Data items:
"""

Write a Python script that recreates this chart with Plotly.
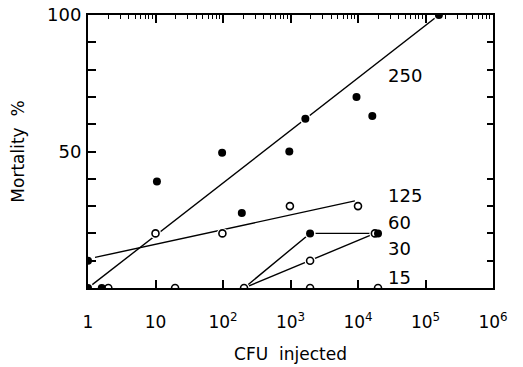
import numpy as np
import plotly.graph_objects as go

# ---- data ----
# filled-circle observations (CFU injected, mortality %)
filled_x = [1, 1, 1.6, 10.5, 97, 190, 960, 1660, 9500, 16300, 158000, 1950, 19800]
filled_y = [0, 10, 0, 39, 49.5, 27.5, 50, 62, 70, 63, 100, 20, 20]
# open-circle observations
open_x = [10, 98, 980, 10000, 2.0, 19.5, 205, 1950, 1950, 17800, 19800]
open_y = [20, 20, 30, 30, 0, 0, 0, 10, 0, 20, 0]

# fitted / connecting lines per group
line_250_x = [1, 158000]
line_250_y = [0, 100]
line_125_x = [1.27, 9000]
line_125_y = [11.2, 31.9]
line_60_x = [205, 1950, 19800]
line_60_y = [0, 20, 20]
line_30_x = [205, 1950, 17800]
line_30_y = [0, 10, 20]

group_labels = ["250", "125", "60", "30", "15"]
group_label_y = [78, 34, 24, 14.3, 4]

x_tick_vals = [1, 10, 100, 1000, 10000, 100000, 1000000]
x_tick_text = ["1", "10", "10<sup>2</sup>", "10<sup>3</sup>", "10<sup>4</sup>",
               "10<sup>5</sup>", "10<sup>6</sup>"]
y_tick_vals = [50, 100]
y_tick_text = ["50", "100"]
y_minor_vals = [10, 20, 30, 40, 60, 70, 80, 90]

FONT = "DejaVu Sans"
fig = go.Figure()

for lx, ly in [(line_250_x, line_250_y), (line_125_x, line_125_y),
               (line_60_x, line_60_y), (line_30_x, line_30_y)]:
    fig.add_trace(go.Scatter(x=lx, y=ly, mode="lines",
                             line=dict(color="black", width=1.4),
                             showlegend=False, hoverinfo="skip"))

# white halos to create the small gaps around markers
fig.add_trace(go.Scatter(x=filled_x + open_x, y=filled_y + open_y, mode="markers",
                         marker=dict(color="white", size=11, line=dict(width=0)),
                         showlegend=False, hoverinfo="skip"))

fig.add_trace(go.Scatter(x=open_x, y=open_y, mode="markers",
                         marker=dict(color="white", size=7, symbol="circle",
                                     line=dict(color="black", width=1.6)),
                         showlegend=False))
fig.add_trace(go.Scatter(x=filled_x, y=filled_y, mode="markers",
                         marker=dict(color="black", size=8, symbol="circle",
                                     line=dict(width=0)),
                         showlegend=False))

# dummy trace for the mirrored axes
fig.add_trace(go.Scatter(x=[1], y=[0], xaxis="x2", yaxis="y2", mode="markers",
                         marker=dict(opacity=0), showlegend=False, hoverinfo="skip"))

for lab, yy in zip(group_labels, group_label_y):
    fig.add_annotation(x=4.42, y=yy, text=lab, showarrow=False,
                       xanchor="left", yanchor="middle",
                       font=dict(family=FONT, size=18, color="black"))

minor_x = [m * 10 ** e for e in range(0, 6) for m in range(2, 10)]

axis_common = dict(showgrid=False, zeroline=False, showline=True, linewidth=2,
                   linecolor="black", ticks="inside", tickcolor="black", tickwidth=1.5,
                   automargin=False)

fig.update_layout(
    width=523, height=367,
    margin=dict(l=88, r=30, t=15, b=79),
    paper_bgcolor="white", plot_bgcolor="white",
    font=dict(family=FONT, size=17, color="black"),
    xaxis=dict(type="log", range=[0, 6], tickvals=x_tick_vals, ticktext=x_tick_text,
               ticklen=8, tickfont=dict(size=17), ticklabelstandoff=18,
               ticklabeloverflow="allow",
               title=dict(text="CFU  injected", font=dict(size=17), standoff=17),
               **axis_common),
    xaxis2=dict(type="log", range=[0, 6], overlaying="x", side="top",
                tickvals=x_tick_vals, ticklen=8, showticklabels=False,
                minor=dict(tickvals=minor_x, ticks="inside", ticklen=4,
                           tickcolor="black", tickwidth=1.2, showgrid=False),
                **axis_common),
    yaxis=dict(range=[0, 100], tickvals=y_tick_vals, ticktext=y_tick_text,
               ticklen=8, tickfont=dict(size=18), ticklabelstandoff=1,
               ticklabeloverflow="allow",
               minor=dict(tickvals=y_minor_vals, ticks="inside", ticklen=8,
                          tickcolor="black", tickwidth=1.5, showgrid=False),
               title=dict(text="Mortality  %", font=dict(size=17), standoff=18),
               **axis_common),
    yaxis2=dict(range=[0, 100], overlaying="y", side="right",
                tickvals=y_minor_vals, ticklen=6, showticklabels=False,
                **axis_common),
)

fig.write_html("out.html", config={"displayModeBar": False},
               post_script="document.body.style.margin='0';")
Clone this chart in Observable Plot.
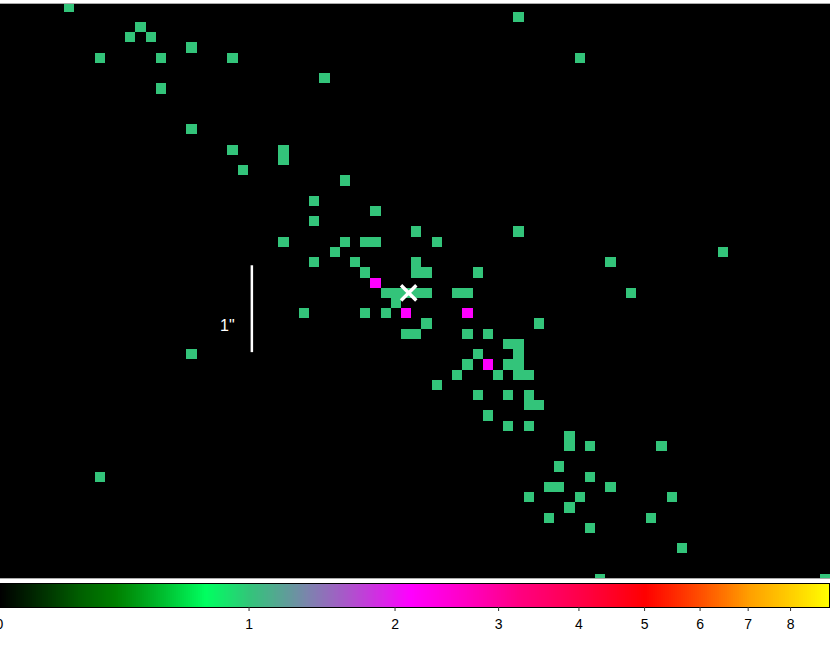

"""

REQUIRED TASK:
Reproduce the records above from their first line to the line bearing "import plotly.graph_objects as go", both ends included, leaving every picture out.

OUTPUT FOR THIS EXERCISE:
Write a Python script that recreates this chart with Plotly.
import numpy as np
import plotly.graph_objects as go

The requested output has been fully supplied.